N'est-il pas dérangeant de payer aussi cher son livre en Suisse, et davantage encore lorsque l'on que le lecteur devient plus que jamais une vache à lait?J'achetais encore jusqu'à aujourd'hui quelques livres en Suisse. Désormais, informé des aberrations mercantiles qui ont lieu dans le réseau de distribution, que devrais-je faire? La littérature accessible au plus grand nombre, une utopie définitivement abandonnée ici ?
Heureusement, ici à Lausanne, il reste le réseau de bibliothèques très dense...



4 commentaires:

Anonyme a dit…

J'en reviens à ma "marotte" : vive le ebook... ;)

edwood a dit…

Certes, le e-book est plus abordable et permet de remédier aux problèmes liés au stockage et de se procurer des oeuvres épuisées en librairie.Cependant, ce média ne peut remplacer le bon vieux livre dans mon coeur. Je dois être un peu fétichiste mais j'aime palper l'histoire que je suis en train de lire^^. De plus, certaines personnes n'ont pas d'ordinateur à disposition(espèce balbutiante en voie de disparition).
Ceci dit, en moyenne, un e-book est-il beaucoup plus économique qu'un livre sur le marché français?

Anonyme a dit…

Je suis bien d'accord avec toi Edwood, impossible pour moi de lire un e-books, j'aime trop pouvoir sentir palper toucher mon livre !
Et puis quel plaisir de lire des pages douces ou quelle précaution pour lire du papier bible :)

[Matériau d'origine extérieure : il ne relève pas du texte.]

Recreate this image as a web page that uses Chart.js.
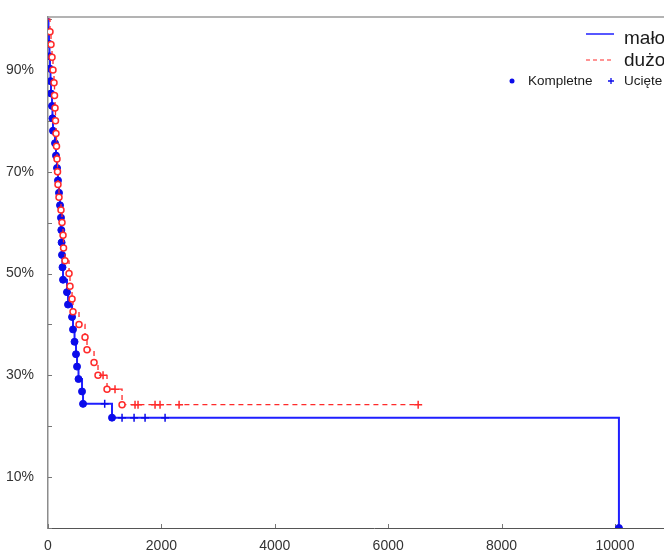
<!DOCTYPE html>
<html lang="pl">
<head>
<meta charset="utf-8">
<title>Krzywe przeżycia</title>
<script src="https://cdn.jsdelivr.net/npm/chart.js@4.4.1/dist/chart.umd.min.js"></script>
<style>
  html, body { margin: 0; padding: 0; background: #fff; overflow: hidden; }
  canvas { display: block; }
</style>
</head>
<body>
<canvas id="survChart" width="720" height="550"></canvas>
<script>
// --- Data ---
const xTicks = [0, 2000, 4000, 6000, 8000, 10000];
const yTicks = [0, 10, 20, 30, 40, 50, 60, 70, 80, 90, 100];

// kind: 0 = start of curve, 1 = complete observation, 2 = censored
const maloTime = [0, 9, 18, 26, 35, 44, 53, 71, 79, 88, 124, 141, 159, 176, 194, 212, 229, 235, 240, 247, 256,
  265, 335, 353, 424, 441, 468, 494, 512, 538, 600, 618, 1000, 1129, 1306, 1518, 1712, 2065, 10070];
const maloSurv = [100, 97.56, 95.12, 92.68, 90.24, 87.80, 85.37, 82.93, 80.49, 78.05, 75.61, 73.17, 70.73, 68.29,
  65.85, 63.41, 60.98, 58.54, 56.10, 53.66, 51.22, 48.78, 46.34, 43.90, 41.46, 39.02, 36.59, 34.15, 31.71, 29.27,
  26.83, 24.39, 24.39, 21.68, 21.68, 21.68, 21.68, 21.68, 0];
const maloKind = [0, 1, 1, 1, 1, 1, 1, 1, 1, 1, 1, 1, 1, 1, 1, 1, 1, 1, 1, 1, 1,
  1, 1, 1, 1, 1, 1, 1, 1, 1, 1, 1, 2, 1, 2, 2, 2, 2, 1];

const duzoTime = [0, 35, 53, 71, 88, 106, 115, 124, 132, 141, 150, 159, 168, 176, 194, 229, 247, 265, 274, 300,
  371, 388, 424, 441, 547, 653, 688, 812, 882, 971, 1041, 1182, 1306, 1535, 1588, 1888, 1976, 2312, 6529];
const duzoSurv = [100, 97.5, 95, 92.5, 90, 87.5, 85, 82.5, 80, 77.5, 75, 72.5, 70, 67.5, 65, 62.5, 60, 57.5, 55,
  52.5, 50, 47.5, 45, 42.5, 40, 37.5, 35, 32.5, 30, 30, 27.27, 27.27, 24.24, 24.24, 24.24, 24.24, 24.24, 24.24, 24.24];
const duzoKind = [0, 1, 1, 1, 1, 1, 1, 1, 1, 1, 1, 1, 1, 1, 1, 1, 1, 1, 1, 1,
  1, 1, 1, 1, 1, 1, 1, 1, 1, 2, 1, 2, 1, 2, 2, 2, 2, 2, 2];

const seriesNames = ['mało', 'dużo'];
const markNames = ['Kompletne', 'Ucięte'];

// --- Style ---
const FONT = "'Liberation Sans', Arial, sans-serif";
const BLUE = '#1f1fff';
const BLUE_DOT = '#0b0bea';
const RED = '#ff2a2a';

function toPoints(time, surv) {
    return time.map((t, i) => ({ x: t, y: surv[i] }));
}

// Frame: top border line and small inward tick marks
const framePlugin = {
    id: 'survFrame',
    beforeDatasetsDraw(chart) {
        const { ctx, chartArea: a, scales: { x, y } } = chart;
        ctx.save();
        ctx.strokeStyle = '#9a9a9a';
        ctx.lineWidth = 1.5;
        ctx.beginPath();
        ctx.moveTo(a.left, a.top);
        ctx.lineTo(a.right, a.top);
        ctx.stroke();

        ctx.strokeStyle = '#777';
        ctx.lineWidth = 1;
        ctx.beginPath();
        xTicks.forEach(v => {
            const px = Math.round(x.getPixelForValue(v)) + 0.5;
            ctx.moveTo(px, a.bottom);
            ctx.lineTo(px, a.bottom - 4);
        });
        yTicks.forEach(v => {
            const py = Math.round(y.getPixelForValue(v)) + 0.5;
            ctx.moveTo(a.left, py);
            ctx.lineTo(a.left + 4, py);
        });
        ctx.stroke();
        ctx.restore();
    }
};

// Legend in the upper right corner
const legendPlugin = {
    id: 'survLegend',
    afterDraw(chart) {
        const ctx = chart.ctx;
        ctx.save();

        ctx.strokeStyle = BLUE;
        ctx.lineWidth = 1.5;
        ctx.beginPath();
        ctx.moveTo(586, 34);
        ctx.lineTo(614, 34);
        ctx.stroke();

        ctx.strokeStyle = RED;
        ctx.lineWidth = 1.2;
        ctx.setLineDash([4, 3]);
        ctx.beginPath();
        ctx.moveTo(586, 60);
        ctx.lineTo(614, 60);
        ctx.stroke();
        ctx.setLineDash([]);

        ctx.fillStyle = '#1a1a1a';
        ctx.font = '19px ' + FONT;
        ctx.textBaseline = 'alphabetic';
        ctx.fillText(seriesNames[0], 624, 44);
        ctx.fillText(seriesNames[1], 624, 66);

        ctx.fillStyle = BLUE_DOT;
        ctx.beginPath();
        ctx.arc(512, 81, 2.5, 0, Math.PI * 2);
        ctx.fill();

        ctx.strokeStyle = BLUE_DOT;
        ctx.lineWidth = 1.3;
        ctx.beginPath();
        ctx.moveTo(611, 78);
        ctx.lineTo(611, 84);
        ctx.moveTo(608, 81);
        ctx.lineTo(614, 81);
        ctx.stroke();

        ctx.fillStyle = '#1a1a1a';
        ctx.font = '13.5px ' + FONT;
        ctx.textBaseline = 'middle';
        ctx.fillText(markNames[0], 528, 81);
        ctx.fillText(markNames[1], 624, 81);
        ctx.restore();
    }
};

// --- Chart ---
window.addEventListener('DOMContentLoaded', () => {
    new Chart(document.getElementById('survChart'), {
        type: 'line',
        data: {
            datasets: [
                {
                    label: seriesNames[0],
                    data: toPoints(maloTime, maloSurv),
                    order: 1,
                    stepped: true,
                    borderColor: BLUE,
                    borderWidth: 2,
                    pointStyle: maloKind.map(k => k === 2 ? 'cross' : 'circle'),
                    pointRadius: maloKind.map(k => k === 0 ? 0 : (k === 2 ? 4 : 3.5)),
                    pointBackgroundColor: BLUE_DOT,
                    pointBorderColor: BLUE_DOT,
                    pointBorderWidth: maloKind.map(k => k === 2 ? 1.5 : 1)
                },
                {
                    label: seriesNames[1],
                    data: toPoints(duzoTime, duzoSurv),
                    order: 0,
                    stepped: true,
                    borderColor: RED,
                    borderWidth: 1.3,
                    borderDash: [5, 4],
                    pointStyle: duzoKind.map(k => k === 2 ? 'cross' : 'circle'),
                    pointRadius: duzoKind.map(k => k === 0 ? 0 : (k === 2 ? 4 : 3)),
                    pointBackgroundColor: '#ffffff',
                    pointBorderColor: RED,
                    pointBorderWidth: 1.5
                }
            ]
        },
        options: {
            responsive: false,
            animation: false,
            layout: { padding: { left: 0, top: 17, right: 20, bottom: 0 } },
            plugins: {
                legend: { display: false },
                tooltip: { enabled: false }
            },
            scales: {
                x: {
                    type: 'linear',
                    min: 0,
                    max: 11500,
                    afterBuildTicks: s => { s.ticks = xTicks.map(v => ({ value: v })); },
                    afterFit: s => { s.height = 22; },
                    grid: { display: false },
                    border: { color: '#555', width: 1 },
                    ticks: {
                        padding: 2,
                        color: '#333',
                        maxRotation: 0,
                        autoSkip: false,
                        font: { family: FONT, size: 14 },
                        callback: v => String(v)
                    }
                },
                y: {
                    type: 'linear',
                    min: 0,
                    max: 100.4,
                    afterBuildTicks: s => { s.ticks = yTicks.map(v => ({ value: v })); },
                    afterFit: s => { s.width = 48; },
                    grid: { display: false },
                    border: { color: '#8c8c8c', width: 1.5 },
                    ticks: {
                        padding: 6,
                        color: '#333',
                        autoSkip: false,
                        font: { family: FONT, size: 14 },
                        callback: v => (v % 20 === 10 ? v + '%' : '')
                    }
                }
            }
        },
        plugins: [framePlugin, legendPlugin]
    });
});
</script>
</body>
</html>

Pour en revenir à ton article, sache qu'au Québec, ils ont le même problème puisque tous les livres en français viennent du vieux continent. Donc quand j'ai vu le prix des livres qui prenaient environ 25% avec la traversée, j'ai préféré me faire envoyer des livres par colis interposés ... Heureusement depuis je suis revenue en France où je peux dévaliser nombre de librairies à ma guise!

edwood a dit…

Bienvenue à la taverne Kaly!
Le e-book n'est pas un média qui me plait. Je préfère encore payer plus cher et avoir un vrai livre entre les mains.

La Suisse n'est pas le seul pays dans ce cas mais il doit s'agir l'un de ceux dont les lecteurs sont les plus lésés.
Ce qui me dérange le plus, ce n'est pas tant la différence de prix avec la France que la non-justification de celle-ci.